Anlaufstelle Mitte (Magdeburg), 22.06.2005
Vor dem Landgericht Magdeburg beginnt am Freitag, den 24. Juni ab 9:30 Uhr im Saal 5 der Berufungsprozess gegen sechs Neonazis aus Schönebeck. Sie hatten am 9. Februar 2003 vier nicht-rechte und alternative Jugendliche vor dem Polizeirevier in Schönebeck angegriffen und schwer verletzt.
Das Amtsgericht Schönebeck hatte fünf Neonazis im Mai vergangenen Jahres u.a. wegen gefährlicher Körperverletzung zu milden Jugendstrafen zwischen 18 und 16 Monaten auf Bewährung verurteilt und lediglich einen 29jährigen Angeklagten unter Einbeziehung anderer Gewaltdelikte zu einer Gesamtfreiheitsstrafe von drei Jahren und drei Monaten verurteilt.
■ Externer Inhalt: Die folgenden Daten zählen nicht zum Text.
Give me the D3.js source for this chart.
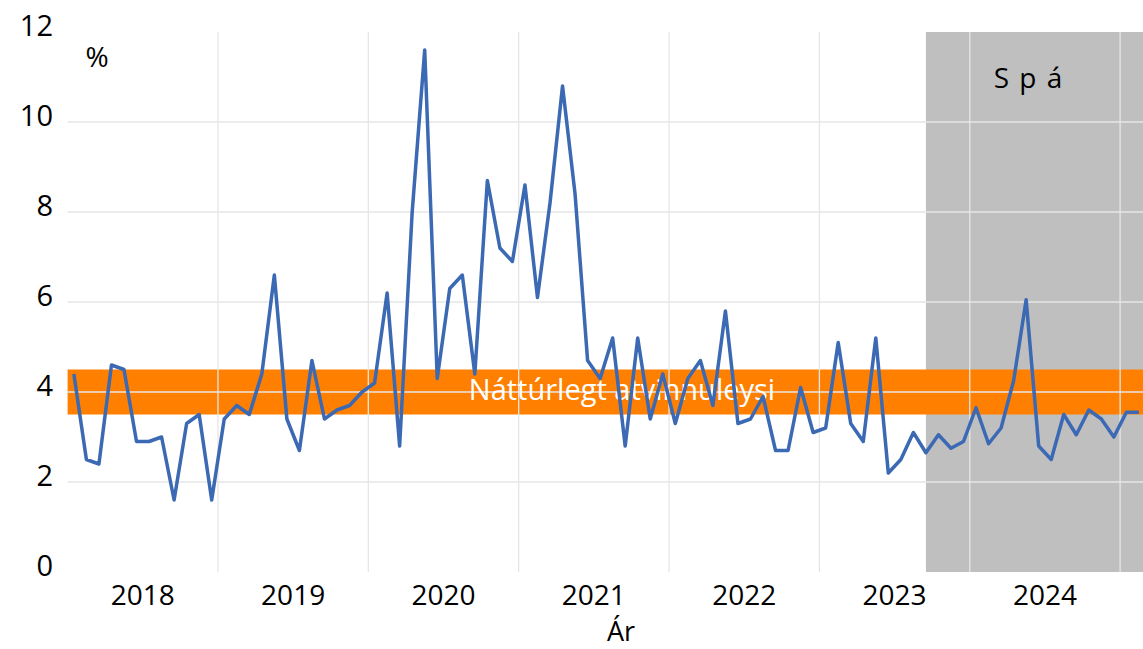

Gegen das Urteil hatten die Nebenklagevertreterinnen von drei Betroffenen Berufung eingelegt. Die Nebenklagevetreterinnen hatten schon im ersten Prozess beim Amtsgericht Schönebeck gerügt, dass der Angriff lediglich als gefährliche Körperverletzung und nicht als versuchtes Tötungsdelikt angeklagt worden war. Die Angeklagten im Alter von 20 bis 29 Jahren gehören zu einer Gruppe von rund 15 Neonazis, die in der Nacht vom 8. Februar 2003 gegen 2 Uhr nachts die vier nicht-rechten und alternativen Jugendlichen ohne jegliche Vorwarnung und vorherige Auseinandersetzung hinterrücks vor dem Polizeirevier angriffen.
Die polizeibekannten Täter riefen u.a. „Scheiß Sharpskin“, dann schlugen sie die zwei jungen Männer und zwei jungen Frauen im Alter zwischen 18 und 21 Jahren zu Boden und traten wiederholt auf ihre Köpfe ein. Ein 21jähriger junger Mann wurde von zwei Angreifern zum „Bordsteinkick“ über die Straße geschleift. Erst als Polizeibeamte eingriffen, flüchteten die Angreifer vom Ort des Geschehens. Wenig später stellten die Beamten die Personalien von einer bislang unbekannten Anzahl mutmaßlicher Tatbeteiligter sicher. Die vier Opfer mussten mit zum Teil schweren Kopfverletzungen stationär behandelt werden und erlitten teilweise bleibende physische Beeinträchtigungen.
„Aufgrund von schlampigen Ermittlungsarbeiten der Polizei, wurden lediglich sechs der Tatbeteiligten angeklagt,“ kritisiert Heike Kleffner. „Zudem bleibt völlig unverständlich, warum gezielte Tritte gegen Köpfe von der Staatsanwaltschaft nicht als das angeklagt werden, was sie sind – ein versuchtes Tötungsdelikt.“ Für die Betroffenen des Angriffs bleibe ein Gefühl der Verunsicherung. „Schließlich ist ein Teil der Angreifer von jeglicher Strafverfolgung unbehelligt geblieben und ein anderer Teil bislang mit milden Strafen davon gekommen.“ Die Mobile Opferberatung hofft, dass das Landgericht Magdeburg die Umstände des Angriffs nun aus ermittelt und angemessen würdigt.
Bei einigen Angeklagten handelt es sich um Aktivisten der militanten Kameradschaft Schönebeck, die sich beispielsweise an einer rechtsextremen Mahnwache gegen den Irakkrieg im März 2003 in Schönebeck beteiligten. Der Angeklagte Mike G. wird aus der Strafhaft vorgeführt. Er hatte am 18. August 2003 gemeinsam mit weiteren Neonazis drei Jugendliche vor einem Wohnblock in Schönebeck bei einem Angriff erheblich verletzt, um „für Ordnung“ zu sorgen.
Am Vormittag des Tattages hatte in Magdeburg eine Demonstration von linken Jugendlichen zum Gedenken an den im Februar 1997 von einem neonazistischen Skinhead erstochenen Frank Böttcher stattgefunden. Dagegen hatten rund einhundert Neonazis aus Magdeburg und Umgebung sowie aus Leipzig eine Gegendemonstration durchgeführt.